WHO To Discuss New ‘Worst Ever’ Covid-19 Variant, UK Bans Flights From Southern Africa

The B.1.1.529 variant — which has 32 mutations in the spike protein, double that of Delta — has been found in South Africa, Botswana, and Hong Kong.

KUALA LUMPUR, Nov 26 — The World Health Organization (WHO) said it is monitoring a new coronavirus variant — the most heavily mutated version identified so far — emerging from Southern Africa.

CNBC reported that the WHO will meet today to discuss what the B.1.1.529 variant will mean for Covid-19 vaccines and treatment.

“We don’t know very much about this yet. What we do know is that this variant has a large number of mutations. And the concern is that when you have so many mutations, it can have an impact on how the virus behaves,” WHO’s Covid-19 technical lead Dr Maria Van Kerkhove was quoted saying.

The United Kingdom today banned flights from South Africa, Namibia, Lesotho, Botswana, Eswatini, and Zimbabwe and placed these countries on a travel red list over the B.1.1.529 variant that is feared to be the worst Covid-19 variant yet.

The Guardian reported Whitehall sources as saying that the new variant — which is feared to be more contagious and may be able to evade immunity — posed “a potentially significant threat to the vaccine programme which we have to protect at all costs”.

The first identified cases of the variant were collected in Botswana on November 11. A case was also found in Hong Kong — a 36-year-old man who tested positive during quarantine after flying from South Africa. 

American epidemiologist Dr Eric Feigl-Ding tweeted that another guest from across the hallway of the infected man on quarantine in Hong Kong had also been infected with B.1.1.529. Both cases were vaccinated with Pfizer. 

Dr Feigl-Ding said the traveller from South Africa was discovered to be infected on the fourth day of quarantine on his second PCR test, while the other tested positive on Day Eight of quarantine on a fourth PCR test. 

The viral load of these two cases, he said, was extremely high with Ct values of 18 and 19, considering that they tested negative on previous PCR tests, as he warned that “vaccine evasion could be real with this variant”.

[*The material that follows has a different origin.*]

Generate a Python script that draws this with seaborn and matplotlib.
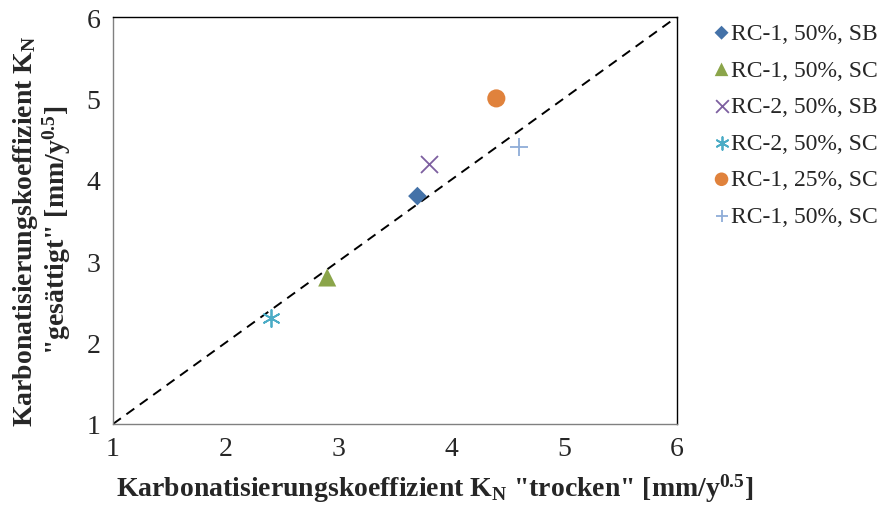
import matplotlib
matplotlib.use("Agg")
import matplotlib.pyplot as plt
import seaborn as sns
import pandas as pd

# Carbonation coefficients: dry (x) vs. saturated (y)
labels = ["RC-1, 50%, SB", "RC-1, 50%, SC", "RC-2, 50%, SB",
          "RC-2, 50%, SC", "RC-1, 25%, SC", "RC-1, 50%, SC"]
k_trocken = [3.7, 2.9, 3.8, 2.4, 4.4, 4.6]
k_gesaettigt = [3.8, 2.8, 4.2, 2.3, 5.0, 4.4]
ticks = [1, 2, 3, 4, 5, 6]

colors = ["#4472A8", "#8BA54A", "#7D5FA0", "#4BACC6", "#E0823C", "#8FADD8"]
markers = ["D", "^", "x", (6, 2, 0), "o", "+"]
sizes = [90, 170, 150, 150, 170, 150]

sns.set_style("white")
plt.rcParams["font.family"] = ["Liberation Serif", "DejaVu Serif"]
plt.rcParams["mathtext.fontset"] = "custom"
plt.rcParams["mathtext.rm"] = "Liberation Serif"
plt.rcParams["mathtext.it"] = "Liberation Serif:italic"
plt.rcParams["mathtext.bf"] = "Liberation Serif:bold"
plt.rcParams["mathtext.default"] = "bf"

df = pd.DataFrame({"label": labels, "x": k_trocken, "y": k_gesaettigt})

fig = plt.figure(figsize=(8.8, 5.1), dpi=100)
ax = fig.add_axes([0.1284, 0.1667, 0.6406, 0.798])

# 1:1 reference line
ax.plot([ticks[0], ticks[-1]], [ticks[0], ticks[-1]], color="black",
        linestyle=(0, (5, 3.5)), linewidth=1.4, zorder=1)

for i, row in df.iterrows():
    m = markers[i]
    filled = m not in ("x", "+") and not isinstance(m, tuple)
    kw = dict(edgecolor="none") if filled else dict(linewidths=1.3)
    sns.scatterplot(x=[row["x"]], y=[row["y"]], ax=ax, marker=m,
                    color=colors[i], s=sizes[i], label=row["label"],
                    zorder=3, **kw)

ax.set_xlim(1, 6)
ax.set_ylim(1, 6)
ax.set_xticks(ticks)
ax.set_yticks(ticks)
ax.tick_params(axis="both", direction="out", length=5, width=1,
               color="#808080", labelsize=20, pad=4)
for s in ax.spines.values():
    s.set_color("#808080")
    s.set_linewidth(1)
for s in ("top", "right"):
    ax.spines[s].set_color("black")

ax.set_xlabel('Karbonatisierungskoeffizient K$_N$ "trocken" [mm/y$^{0.5}$]',
              fontsize=20, fontweight="bold", labelpad=7.5)
ax.set_ylabel('Karbonatisierungskoeffizient K$_N$\n"gesättigt" [mm/y$^{0.5}$]',
              fontsize=20, fontweight="bold", labelpad=10, linespacing=1.0)
ax.xaxis.label.set_x(0.571)
ax.yaxis.label.set_y(0.477)

leg = ax.legend(loc="upper left", bbox_to_anchor=(1.046, 1.01), frameon=False,
                fontsize=17, handletextpad=0.0, labelspacing=0.64,
                borderaxespad=0.0, handlelength=0.8, markerscale=0.75)

fig.savefig("out.png", dpi=100)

The Guardian reported Prof Anne Von Gottberg, head of respiratory diseases at the National Institute of Communicable Diseases in South Africa, as saying that 100 cases of the B.1.1.529 variant have now been confirmed in South Africa, up from 10 reported last Wednesday, with signs of community transmission. 

South African scientists reportedly attributed the rise of Covid-19 cases in the Gauteng region of South Africa to the variant, accounting for about 90 per cent of cases in just weeks. Daily new Covid-19 infections in South Africa reached 1,200 on Wednesday, up from 106 earlier in the month.

According to the UK newspaper, senior scientists yesterday described B.1.1.529 as the worst variant they have ever seen since the beginning of the Covid-19 pandemic with a “very unusual” constellation of mutations that can help the virus evade the body’s immune response and make it more transmissible.

B.1.1.529 has 32 mutations in the SARS-CoV-2 spike protein alone, the part of the virus used by most vaccines to prime the immune system against Covid-19. That is about twice as many mutations with the Delta variant.

Imperial College London virologist Dr Tom Peacock tweeted that B.1.1.529 should be monitored because of its “really awful spike mutation profile”.